WRITTEN INSTRUCTION:
Please copy all the lines that follow, word for word.

SUPPLIED DATA:
'''
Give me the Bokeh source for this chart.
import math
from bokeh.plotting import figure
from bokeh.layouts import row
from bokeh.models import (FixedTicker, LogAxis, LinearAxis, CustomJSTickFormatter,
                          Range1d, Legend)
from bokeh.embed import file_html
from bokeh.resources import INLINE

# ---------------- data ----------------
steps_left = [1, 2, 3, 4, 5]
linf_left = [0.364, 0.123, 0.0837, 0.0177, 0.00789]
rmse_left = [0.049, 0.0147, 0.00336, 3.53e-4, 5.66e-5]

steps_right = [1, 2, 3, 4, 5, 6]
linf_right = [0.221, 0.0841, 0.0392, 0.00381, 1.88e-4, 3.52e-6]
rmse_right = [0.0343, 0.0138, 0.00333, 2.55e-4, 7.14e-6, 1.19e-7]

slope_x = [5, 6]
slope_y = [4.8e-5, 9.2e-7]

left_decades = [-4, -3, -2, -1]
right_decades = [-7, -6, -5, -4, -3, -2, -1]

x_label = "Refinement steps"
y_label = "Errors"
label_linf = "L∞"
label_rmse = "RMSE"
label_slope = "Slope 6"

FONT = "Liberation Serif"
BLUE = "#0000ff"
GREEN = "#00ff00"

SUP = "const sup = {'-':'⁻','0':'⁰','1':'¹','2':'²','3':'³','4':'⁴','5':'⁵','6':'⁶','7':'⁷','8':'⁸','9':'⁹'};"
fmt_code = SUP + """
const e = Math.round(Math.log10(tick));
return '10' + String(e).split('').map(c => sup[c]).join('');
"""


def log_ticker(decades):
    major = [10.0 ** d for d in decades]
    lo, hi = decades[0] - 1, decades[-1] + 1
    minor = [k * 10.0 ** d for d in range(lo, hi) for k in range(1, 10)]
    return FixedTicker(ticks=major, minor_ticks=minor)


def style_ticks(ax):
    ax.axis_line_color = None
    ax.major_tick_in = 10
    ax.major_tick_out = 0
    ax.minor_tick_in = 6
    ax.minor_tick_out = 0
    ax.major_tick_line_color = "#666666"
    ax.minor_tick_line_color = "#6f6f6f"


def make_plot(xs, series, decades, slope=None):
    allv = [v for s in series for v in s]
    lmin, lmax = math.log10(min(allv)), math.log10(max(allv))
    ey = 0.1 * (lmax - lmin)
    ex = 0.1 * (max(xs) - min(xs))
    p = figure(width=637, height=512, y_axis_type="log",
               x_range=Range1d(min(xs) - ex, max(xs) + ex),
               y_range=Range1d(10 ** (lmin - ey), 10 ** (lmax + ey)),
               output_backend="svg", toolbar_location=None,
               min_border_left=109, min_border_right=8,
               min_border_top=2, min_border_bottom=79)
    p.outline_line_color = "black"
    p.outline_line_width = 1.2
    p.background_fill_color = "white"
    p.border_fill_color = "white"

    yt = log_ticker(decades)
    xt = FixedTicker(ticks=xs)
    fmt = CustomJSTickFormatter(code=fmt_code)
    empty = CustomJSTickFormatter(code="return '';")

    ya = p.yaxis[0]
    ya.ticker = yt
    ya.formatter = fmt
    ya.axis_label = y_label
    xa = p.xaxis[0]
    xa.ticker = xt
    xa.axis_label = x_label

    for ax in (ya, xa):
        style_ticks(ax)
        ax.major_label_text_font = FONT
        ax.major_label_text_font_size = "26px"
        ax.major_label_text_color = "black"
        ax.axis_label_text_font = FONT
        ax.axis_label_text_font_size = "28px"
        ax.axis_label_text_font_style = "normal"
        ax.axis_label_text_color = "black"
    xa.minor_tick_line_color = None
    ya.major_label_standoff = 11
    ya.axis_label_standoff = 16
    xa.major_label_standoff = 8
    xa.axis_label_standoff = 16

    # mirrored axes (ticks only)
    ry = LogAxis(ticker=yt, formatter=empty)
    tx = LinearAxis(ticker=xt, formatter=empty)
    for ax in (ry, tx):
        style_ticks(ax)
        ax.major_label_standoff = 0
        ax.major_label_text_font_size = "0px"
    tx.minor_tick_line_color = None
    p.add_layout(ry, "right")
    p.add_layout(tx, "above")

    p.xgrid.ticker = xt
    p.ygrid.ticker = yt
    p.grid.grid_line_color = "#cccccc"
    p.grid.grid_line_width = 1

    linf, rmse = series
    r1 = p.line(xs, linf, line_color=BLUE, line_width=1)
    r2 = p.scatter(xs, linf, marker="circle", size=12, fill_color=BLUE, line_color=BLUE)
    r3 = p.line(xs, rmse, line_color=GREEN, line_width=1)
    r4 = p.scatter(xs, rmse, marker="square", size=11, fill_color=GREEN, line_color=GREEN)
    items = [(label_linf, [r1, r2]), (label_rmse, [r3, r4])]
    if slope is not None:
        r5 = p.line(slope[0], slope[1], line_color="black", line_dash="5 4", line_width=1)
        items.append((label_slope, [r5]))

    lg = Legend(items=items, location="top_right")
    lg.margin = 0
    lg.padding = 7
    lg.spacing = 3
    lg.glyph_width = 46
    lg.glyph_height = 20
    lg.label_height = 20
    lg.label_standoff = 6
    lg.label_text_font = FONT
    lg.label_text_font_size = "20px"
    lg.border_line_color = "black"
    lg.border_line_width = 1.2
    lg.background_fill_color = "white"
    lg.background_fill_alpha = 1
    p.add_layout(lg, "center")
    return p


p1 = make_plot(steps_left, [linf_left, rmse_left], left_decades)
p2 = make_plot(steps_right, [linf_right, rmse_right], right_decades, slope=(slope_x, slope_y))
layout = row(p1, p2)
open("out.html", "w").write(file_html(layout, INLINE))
'''
COMPLETE OUTPUT:
Give me the Bokeh source for this chart.
import math
from bokeh.plotting import figure
from bokeh.layouts import row
from bokeh.models import (FixedTicker, LogAxis, LinearAxis, CustomJSTickFormatter,
                          Range1d, Legend)
from bokeh.embed import file_html
from bokeh.resources import INLINE

# ---------------- data ----------------
steps_left = [1, 2, 3, 4, 5]
linf_left = [0.364, 0.123, 0.0837, 0.0177, 0.00789]
rmse_left = [0.049, 0.0147, 0.00336, 3.53e-4, 5.66e-5]

steps_right = [1, 2, 3, 4, 5, 6]
linf_right = [0.221, 0.0841, 0.0392, 0.00381, 1.88e-4, 3.52e-6]
rmse_right = [0.0343, 0.0138, 0.00333, 2.55e-4, 7.14e-6, 1.19e-7]

slope_x = [5, 6]
slope_y = [4.8e-5, 9.2e-7]

left_decades = [-4, -3, -2, -1]
right_decades = [-7, -6, -5, -4, -3, -2, -1]

x_label = "Refinement steps"
y_label = "Errors"
label_linf = "L∞"
label_rmse = "RMSE"
label_slope = "Slope 6"

FONT = "Liberation Serif"
BLUE = "#0000ff"
GREEN = "#00ff00"

SUP = "const sup = {'-':'⁻','0':'⁰','1':'¹','2':'²','3':'³','4':'⁴','5':'⁵','6':'⁶','7':'⁷','8':'⁸','9':'⁹'};"
fmt_code = SUP + """
const e = Math.round(Math.log10(tick));
return '10' + String(e).split('').map(c => sup[c]).join('');
"""


def log_ticker(decades):
    major = [10.0 ** d for d in decades]
    lo, hi = decades[0] - 1, decades[-1] + 1
    minor = [k * 10.0 ** d for d in range(lo, hi) for k in range(1, 10)]
    return FixedTicker(ticks=major, minor_ticks=minor)


def style_ticks(ax):
    ax.axis_line_color = None
    ax.major_tick_in = 10
    ax.major_tick_out = 0
    ax.minor_tick_in = 6
    ax.minor_tick_out = 0
    ax.major_tick_line_color = "#666666"
    ax.minor_tick_line_color = "#6f6f6f"


def make_plot(xs, series, decades, slope=None):
    allv = [v for s in series for v in s]
    lmin, lmax = math.log10(min(allv)), math.log10(max(allv))
    ey = 0.1 * (lmax - lmin)
    ex = 0.1 * (max(xs) - min(xs))
    p = figure(width=637, height=512, y_axis_type="log",
               x_range=Range1d(min(xs) - ex, max(xs) + ex),
               y_range=Range1d(10 ** (lmin - ey), 10 ** (lmax + ey)),
               output_backend="svg", toolbar_location=None,
               min_border_left=109, min_border_right=8,
               min_border_top=2, min_border_bottom=79)
    p.outline_line_color = "black"
    p.outline_line_width = 1.2
    p.background_fill_color = "white"
    p.border_fill_color = "white"

    yt = log_ticker(decades)
    xt = FixedTicker(ticks=xs)
    fmt = CustomJSTickFormatter(code=fmt_code)
    empty = CustomJSTickFormatter(code="return '';")

    ya = p.yaxis[0]
    ya.ticker = yt
    ya.formatter = fmt
    ya.axis_label = y_label
    xa = p.xaxis[0]
    xa.ticker = xt
    xa.axis_label = x_label

    for ax in (ya, xa):
        style_ticks(ax)
        ax.major_label_text_font = FONT
        ax.major_label_text_font_size = "26px"
        ax.major_label_text_color = "black"
        ax.axis_label_text_font = FONT
        ax.axis_label_text_font_size = "28px"
        ax.axis_label_text_font_style = "normal"
        ax.axis_label_text_color = "black"
    xa.minor_tick_line_color = None
    ya.major_label_standoff = 11
    ya.axis_label_standoff = 16
    xa.major_label_standoff = 8
    xa.axis_label_standoff = 16

    # mirrored axes (ticks only)
    ry = LogAxis(ticker=yt, formatter=empty)
    tx = LinearAxis(ticker=xt, formatter=empty)
    for ax in (ry, tx):
        style_ticks(ax)
        ax.major_label_standoff = 0
        ax.major_label_text_font_size = "0px"
    tx.minor_tick_line_color = None
    p.add_layout(ry, "right")
    p.add_layout(tx, "above")

    p.xgrid.ticker = xt
    p.ygrid.ticker = yt
    p.grid.grid_line_color = "#cccccc"
    p.grid.grid_line_width = 1

    linf, rmse = series
    r1 = p.line(xs, linf, line_color=BLUE, line_width=1)
    r2 = p.scatter(xs, linf, marker="circle", size=12, fill_color=BLUE, line_color=BLUE)
    r3 = p.line(xs, rmse, line_color=GREEN, line_width=1)
    r4 = p.scatter(xs, rmse, marker="square", size=11, fill_color=GREEN, line_color=GREEN)
    items = [(label_linf, [r1, r2]), (label_rmse, [r3, r4])]
    if slope is not None:
        r5 = p.line(slope[0], slope[1], line_color="black", line_dash="5 4", line_width=1)
        items.append((label_slope, [r5]))

    lg = Legend(items=items, location="top_right")
    lg.margin = 0
    lg.padding = 7
    lg.spacing = 3
    lg.glyph_width = 46
    lg.glyph_height = 20
    lg.label_height = 20
    lg.label_standoff = 6
    lg.label_text_font = FONT
    lg.label_text_font_size = "20px"
    lg.border_line_color = "black"
    lg.border_line_width = 1.2
    lg.background_fill_color = "white"
    lg.background_fill_alpha = 1
    p.add_layout(lg, "center")
    return p


p1 = make_plot(steps_left, [linf_left, rmse_left], left_decades)
p2 = make_plot(steps_right, [linf_right, rmse_right], right_decades, slope=(slope_x, slope_y))
layout = row(p1, p2)
open("out.html", "w").write(file_html(layout, INLINE))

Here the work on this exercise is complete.